CHALLENGE - Leaving out every picture, retype the lines below from the top through the one that contains "0.85, 0.92, 0.99];".

DATA EXCERPT -
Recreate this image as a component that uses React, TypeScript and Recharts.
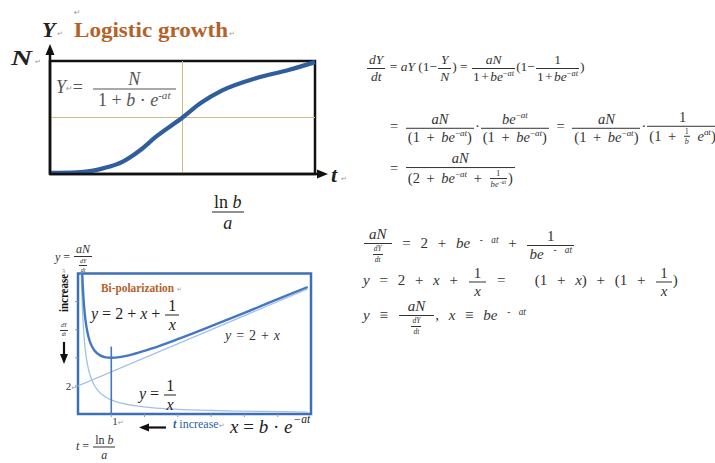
import React from 'react';
import { LineChart, Line, XAxis, YAxis, ReferenceLine, ReferenceArea } from 'recharts';

const SERIF = "'Liberation Serif', 'Times New Roman', serif";
const MARK_FONT = "'DejaVu Sans', sans-serif";

// Logistic growth: time t (0..10) against Y as a share of N
const growthT = [0, 1, 1.5, 2, 2.75, 3.4, 4, 5, 5.7, 6.5, 7.8, 9, 10];
const growthY = [0.01, 0.015, 0.025, 0.05, 0.11, 0.21, 0.33, 0.5, 0.63, 0.74, 0.85, 0.92, 0.99];

// Bi-polarization panel, x = b·e^(-at)
// y = 2 + x + 1/x
const sumX = [0.11, 0.13, 0.16, 0.2, 0.25, 0.32, 0.4, 0.5, 0.65, 0.8, 1, 1.3, 1.7, 2.2, 3, 4, 5, 6, 6.9];
const sumY = [11.2, 9.82, 8.41, 7.2, 6.25, 5.45, 4.9, 4.5, 4.19, 4.05, 4, 4.07, 4.29, 4.65, 5.33, 6.25, 7.2, 8.17, 9.04];
// y = 1/x
const recipX = [0.09, 0.1, 0.12, 0.15, 0.2, 0.25, 0.33, 0.45, 0.6, 0.8, 1, 1.3, 1.7, 2.2, 3, 4, 5, 6, 6.9];
const recipY = [11.1, 10, 8.33, 6.67, 5, 4, 3.03, 2.22, 1.67, 1.25, 1, 0.77, 0.59, 0.45, 0.33, 0.25, 0.2, 0.17, 0.14];
// y = 2 + x
const lineX = [0, 6.9];
const lineY = [2, 8.9];

const bipolarXTicks = [1, 2, 3, 4, 5, 6];
const bipolarYTicks = [2, 4, 6, 8];

const colors = {
  frame: '#111',
  guide: '#cbbd84',
  growth: '#2f5e9c',
  panel: '#3d6fb8',
  curve: '#4477c2',
  faint: '#a3c0e6',
  brown: '#b4622a',
  ink: '#333',
  mark: '#999',
  blueText: '#2e5fa3',
};

const zip = (xs: number[], ys: number[]) => xs.map((x, i) => ({ x, y: ys[i] }));

// paragraph mark left behind by the word processor
function Ret() {
  return <span style={{ fontFamily: MARK_FONT, fontSize: '0.45em', color: colors.mark, verticalAlign: '0.3em' }}>↵</span>;
}

function Sup({ children }: { children: React.ReactNode }) {
  return <sup style={{ fontSize: '0.62em', verticalAlign: '0.6em', lineHeight: 0 }}>{children}</sup>;
}

function Frac({ n, d, pad = 2, size }: { n: React.ReactNode; d: React.ReactNode; pad?: number; size?: string }) {
  return (
    <span style={{ display: 'inline-flex', flexDirection: 'column', alignItems: 'center', verticalAlign: 'middle', fontSize: size, padding: '0 1px' }}>
      <span style={{ padding: `0 ${pad}px 1px` }}>{n}</span>
      <span style={{ alignSelf: 'stretch', borderTop: '1px solid currentColor' }} />
      <span style={{ padding: `1px ${pad}px 0` }}>{d}</span>
    </span>
  );
}

function Row({ x, y, size, color = colors.ink, spacing = 0, children }: {
  x: number; y: number; size: number; color?: string; spacing?: number; children: React.ReactNode;
}) {
  return (
    <div style={{
      position: 'absolute', left: x, top: y, transform: 'translateY(-50%)',
      fontFamily: SERIF, fontSize: size, color, whiteSpace: 'pre', lineHeight: 1, wordSpacing: spacing,
    }}>
      {children}
    </div>
  );
}

const bea = <><i>be</i><Sup>−<i>at</i></Sup></>;
const beaSpaced = <><i>be</i>{' '}<Sup>{'- '}<i>at</i></Sup></>;
const tight = <span style={{ wordSpacing: -2 }}>{'1 + '}{bea}</span>;
const dYdt = <Frac n={<i>dY</i>} d={<i>dt</i>} size="0.5em" pad={1} />;

function GrowthChart() {
  return (
    <LineChart width={340} height={190} margin={{ top: 61, right: 25, bottom: 16, left: 50 }}>
      <XAxis type="number" dataKey="x" domain={[0, 10]} hide />
      <YAxis type="number" domain={[0, 1]} hide />
      <ReferenceLine x={5} stroke={colors.guide} strokeWidth={1} />
      <ReferenceLine y={0.5} stroke={colors.guide} strokeWidth={1} />
      <ReferenceArea x1={0} x2={10} y1={0} y2={1} fill="none" stroke={colors.frame} strokeWidth={2.5} />
      <Line
        data={zip(growthT, growthY)}
        dataKey="y"
        type="monotone"
        stroke={colors.growth}
        strokeWidth={4.2}
        dot={false}
        isAnimationActive={false}
      />
    </LineChart>
  );
}

const XTick = ({ x, y, payload }: any) =>
  payload.value === 1 ? (
    <text x={x + 1} y={y} dy={6} fontSize={11} fontFamily={SERIF} fill={colors.ink}>
      1<tspan fontSize={7} fontFamily={MARK_FONT} fill={colors.mark}>↵</tspan>
    </text>
  ) : <g />;

const YTick = ({ x, y, payload }: any) =>
  payload.value === 2 ? (
    <text x={x + 4} y={y} dy={4} textAnchor="end" fontSize={11} fontFamily={SERIF} fill={colors.ink}>
      2<tspan fontSize={7} fontFamily={MARK_FONT} fill={colors.mark}>↵</tspan>
    </text>
  ) : <g />;

function BipolarChart() {
  return (
    <LineChart width={330} height={180} margin={{ top: 23.5, right: 19, bottom: 2, left: 58 }}>
      <XAxis
        type="number"
        dataKey="x"
        domain={[0, 7]}
        ticks={bipolarXTicks}
        axisLine={false}
        tickSize={3}
        tickLine={{ stroke: '#8d9bb0' }}
        tick={<XTick />}
        height={14}
        allowDataOverflow
      />
      <YAxis
        type="number"
        domain={[0, 10]}
        ticks={bipolarYTicks}
        axisLine={false}
        tickSize={3}
        tickLine={{ stroke: '#8d9bb0' }}
        tick={<YTick />}
        width={20}
        allowDataOverflow
      />
      <Line data={zip(lineX, lineY)} dataKey="y" type="linear" stroke={colors.faint} strokeWidth={1.3} dot={false} isAnimationActive={false} />
      <Line data={zip(recipX, recipY)} dataKey="y" type="monotone" stroke={colors.faint} strokeWidth={1.3} dot={false} isAnimationActive={false} />
      <Line data={zip(sumX, sumY)} dataKey="y" type="monotone" stroke={colors.curve} strokeWidth={2.4} dot={false} isAnimationActive={false} />
      <ReferenceLine segment={[{ x: 1, y: 0 }, { x: 1, y: 4.8 }]} stroke={colors.curve} strokeWidth={1.6} />
      <ReferenceArea x1={0} x2={7} y1={0} y2={10} fill="none" stroke={colors.panel} strokeWidth={2.5} />
    </LineChart>
  );
}

export default function App() {
  return (
    <div style={{ position: 'absolute', left: 0, top: 0, width: 715, height: 463, background: '#fff', overflow: 'hidden', fontFamily: SERIF }}>
      <div style={{ position: 'absolute', left: 0, top: 0 }}>
        <GrowthChart />
      </div>
      <div style={{ position: 'absolute', left: 0, top: 250 }}>
        <BipolarChart />
      </div>

      <svg width={715} height={463} style={{ position: 'absolute', left: 0, top: 0, pointerEvents: 'none' }} fontFamily={SERIF}>
        {/* axes with arrow heads for the growth curve */}
        <line x1={50} y1={174} x2={50} y2={52} stroke={colors.frame} strokeWidth={2.5} />
        <polygon points="50,44 45.5,55 54.5,55" fill={colors.frame} />
        <line x1={50} y1={174} x2={318} y2={174} stroke={colors.frame} strokeWidth={2.5} />
        <polygon points="328,174 317,169.5 317,178.5" fill={colors.frame} />

        <text x={74} y={15} fontSize={8} fontFamily={MARK_FONT} fill={colors.mark}>↵</text>
        <text x={42} y={37} fontSize={22} fontWeight="bold" fontStyle="italic" fill="#222">Y</text>
        <text x={57} y={36} fontSize={7} fontFamily={MARK_FONT} fill={colors.mark}>↵</text>
        <text x={74} y={37} fontSize={21} fontWeight="bold" fill={colors.brown} textLength={154} lengthAdjust="spacingAndGlyphs">Logistic growth</text>
        <text x={229} y={36} fontSize={7} fontFamily={MARK_FONT} fill={colors.mark}>↵</text>
        <text x={11} y={65} fontSize={22} fontWeight="bold" fontStyle="italic" fill="#222" textLength={21} lengthAdjust="spacingAndGlyphs">N</text>
        <text x={35} y={64} fontSize={7} fontFamily={MARK_FONT} fill={colors.mark}>↵</text>
        <text x={331} y={182} fontSize={22} fontWeight="bold" fontStyle="italic" fill="#222">t</text>
        <text x={341} y={181} fontSize={7} fontFamily={MARK_FONT} fill={colors.mark}>↵</text>

        {/* bi-polarization labels */}
        <text x={101} y={292} fontSize={12} fontWeight="bold" fill={colors.brown} textLength={73} lengthAdjust="spacingAndGlyphs">Bi-polarization</text>
        <text x={177} y={291} fontSize={6} fontFamily={MARK_FONT} fill={colors.mark}>↵</text>
        <text x={225} y={340} fontSize={14} fill={colors.ink} textLength={55} lengthAdjust="spacing">
          <tspan fontStyle="italic">y</tspan> = 2 + <tspan fontStyle="italic">x</tspan>
        </text>
        <text x={63} y={312} fontSize={13} fontWeight="bold" fill="#111" transform="rotate(-90 63 312)" textLength={38} lengthAdjust="spacingAndGlyphs" dominantBaseline="central">increase</text>
        <text x={63} y={273} fontSize={6} fontFamily={MARK_FONT} fill={colors.mark} transform="rotate(-90 63 273)" dominantBaseline="central">↵</text>
        <line x1={64} y1={342} x2={64} y2={356} stroke="#111" strokeWidth={2.2} />
        <polygon points="64,364 60,354 68,354" fill="#111" />

        <line x1={142} y1={427.5} x2={166} y2={427.5} stroke="#111" strokeWidth={2.2} />
        <polygon points="139,427.5 149,423.5 149,431.5" fill="#111" />
        <text x={173} y={428} fontSize={12} fill={colors.blueText}>
          <tspan fontWeight="bold" fontStyle="italic">t</tspan> increase<tspan fontSize={7} fontFamily={MARK_FONT} fill={colors.mark}>↵</tspan>
        </text>
        <text x={230} y={433} fontSize={19} fill="#222">
          <tspan fontStyle="italic">x</tspan> = <tspan fontStyle="italic">b</tspan> · <tspan fontStyle="italic">e</tspan>
          <tspan dx={1} dy={-10} fontSize={11.5} fontStyle="italic">−at</tspan>
        </text>
      </svg>

      {/* formula inside the growth panel */}
      <Row x={56} y={89} size={18} color="#555">
        <i>Y</i><Ret />{'=  '}
        <Frac n={<i>N</i>} d={<>{'1 + '}<i>b</i>{' · '}<i>e</i><Sup>-<i>at</i></Sup></>} pad={5} />
      </Row>
      <Row x={211} y={212} size={18} color="#222">
        <Frac n={<>{'ln '}<i>b</i></>} d={<i>a</i>} />
      </Row>

      {/* formulas in the bi-polarization panel */}
      <Row x={55} y={258} size={12}>
        <i>y</i>{' = '}<Frac n={<i>aN</i>} d={dYdt} />
      </Row>
      <Row x={59} y={330} size={11}>
        {dYdt}
      </Row>
      <Row x={91} y={315} size={16} color="#222">
        <i>y</i>{' = 2 + '}<i>x</i>{' + '}<Frac n="1" d={<i>x</i>} pad={3} />
      </Row>
      <Row x={139} y={395} size={16} color="#222">
        <i>y</i>{' = '}<Frac n="1" d={<i>x</i>} pad={2} />
      </Row>
      <Row x={76} y={447} size={12}>
        <i>t</i>{' = '}<Frac n={<>{'ln '}<i>b</i></>} d={<i>a</i>} />
      </Row>

      {/* derivation of dY/dt */}
      <Row x={366} y={68} size={13.5}>
        <Frac n={<i>dY</i>} d={<i>dt</i>} />
        {' = '}<i>aY</i>{' (1−'}<Frac n={<i>Y</i>} d={<i>N</i>} />{') = '}
        <Frac n={<i>aN</i>} d={tight} pad={1} />
        {'(1−'}<Frac n="1" d={tight} pad={1} />{')'}
      </Row>
      <Row x={390} y={128} size={14.5} spacing={3}>
        {'= '}<Frac n={<i>aN</i>} d={<>{'(1 + '}{bea}{')'}</>} />
        {'·'}<Frac n={bea} d={<>{'(1 + '}{bea}{')'}</>} />
        {' = '}<Frac n={<i>aN</i>} d={<>{'(1 + '}{bea}{')'}</>} />
        {'·'}<Frac n="1" d={<>{'(1 + '}<Frac n="1" d={<i>b</i>} size="0.55em" pad={1} />{' '}<i>e</i><Sup><i>at</i></Sup>{')'}</>} />
      </Row>
      <Row x={390} y={170} size={14.5} spacing={3}>
        {'= '}<Frac n={<i>aN</i>} d={<>{'(2 + '}{bea}{' + '}<Frac n="1" d={bea} size="0.6em" pad={1} />{')'}</>} />
      </Row>

      <Row x={363} y={245} size={15} spacing={6}>
        <Frac n={<i>aN</i>} d={dYdt} pad={5} />
        {' = 2 + '}{beaSpaced}{' + '}<Frac n="1" d={beaSpaced} pad={2} />
      </Row>
      <Row x={363} y={282} size={15} spacing={6}>
        <i>y</i>{' = 2 + '}<i>x</i>{' + '}<Frac n="1" d={<i>x</i>} pad={5} />
        {' =   (1 + '}<i>x</i>{') + (1 + '}<Frac n="1" d={<i>x</i>} pad={4} />{')'}
      </Row>
      <Row x={363} y={317} size={15} spacing={6}>
        <i>y</i>{' ≡ '}<Frac n={<i>aN</i>} d={dYdt} pad={9} />{', '}<i>x</i>{' ≡ '}{beaSpaced}
      </Row>
    </div>
  );
}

TASK RESPONSE -
Recreate this image as a component that uses React, TypeScript and Recharts.
import React from 'react';
import { LineChart, Line, XAxis, YAxis, ReferenceLine, ReferenceArea } from 'recharts';

const SERIF = "'Liberation Serif', 'Times New Roman', serif";
const MARK_FONT = "'DejaVu Sans', sans-serif";

// Logistic growth: time t (0..10) against Y as a share of N
const growthT = [0, 1, 1.5, 2, 2.75, 3.4, 4, 5, 5.7, 6.5, 7.8, 9, 10];
const growthY = [0.01, 0.015, 0.025, 0.05, 0.11, 0.21, 0.33, 0.5, 0.63, 0.74, 0.85, 0.92, 0.99];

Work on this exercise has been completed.